Johnson's newest backers are his biggest to date. The Detroit News endorsed him last Thursday, one day after a town hall event on MSNBC in which he struggled to name a foreign leader he admires. The Chicago Tribune, one of the nation's 10 largest newspapers, followed on Friday.
The Tribune and the Detroit News joined the Union Leader of Manchester, N.H., the Winston-Salem (N.C.) Journal and the Richmond (Va.) Times-Dispatch in endorsing Johnson. The Winston-Salem Journal gave its support to Johnson shortly after the former governor of New Mexico asked "what is Aleppo?" during a TV interview.

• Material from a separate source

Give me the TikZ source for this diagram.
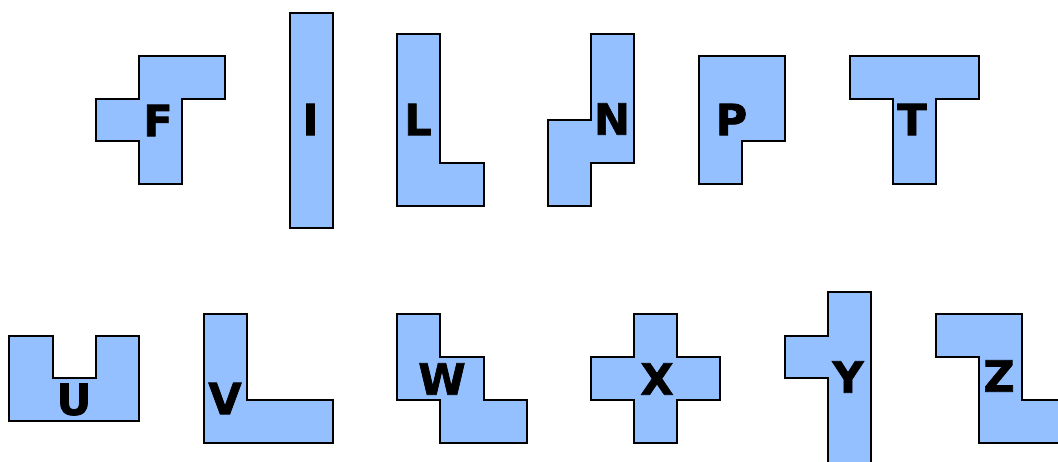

All five papers behind Johnson have traditionally supported Republicans for president. In its 143-year history, the Detroit News had never backed a non-Republican. Before endorsing hometown candidate Barack Obama in 2008 and 2012, the Chicago Tribune had never backed a Democrat and rarely declined to support the GOP nominee.
Other reliably conservative newspaper editorial boards have shunned Trump and endorsed Hillary Clinton. The list includes the Arizona Republic, Cincinnati Enquirer, Dallas Morning News and Houston Chronicle.
In case you've lost track, that is nine right-leaning editorial boards at daily newspapers that have spurned the Republican nominee and endorsed one of his rivals. And in what could be a sign of things to come, a member of the Wall Street Journal editorial board, Dorothy Rabinowitz, wrote last week that electing Clinton "is what stands between the American nation and the reign of the most unstable, proudly uninformed, psychologically unfit president ever to enter the White House."
Many more newspapers will issue endorsements in the next five weeks. Trump still has a lot of time left to get on the board. But the real estate magnate struggled to accumulate endorsements — from the press and from fellow politicians — during the GOP primary. The National Enquirer endorsed him, as did the New York Observer, but the Observer is owned by Trump's son-in-law, and the Enquirer is, well, the Enquirer. Both are weeklies.
Trump's only high-profile endorsement by a daily paper during the primary season came from the New York Post, which gave him a lot of grace for being a "rookie candidate."
"Should he win the nomination, we expect Trump to pivot — not just on the issues, but in his manner," the New York Post editorial board wrote in April. "The post-pivot Trump needs to be more presidential: better informed on policy, more self-disciplined and less thin-skinned."
Trump has not pivoted. And so it will be interesting to see whether the New York Post backs Trump again this fall.
At this point, the trend is clear: Papers that should theoretically be slam dunks for Trump are either turning to his chief rival or a third-party candidate who did not even qualify for the general election debates. The impact of each individual endorsement is probably small, but a wave is building.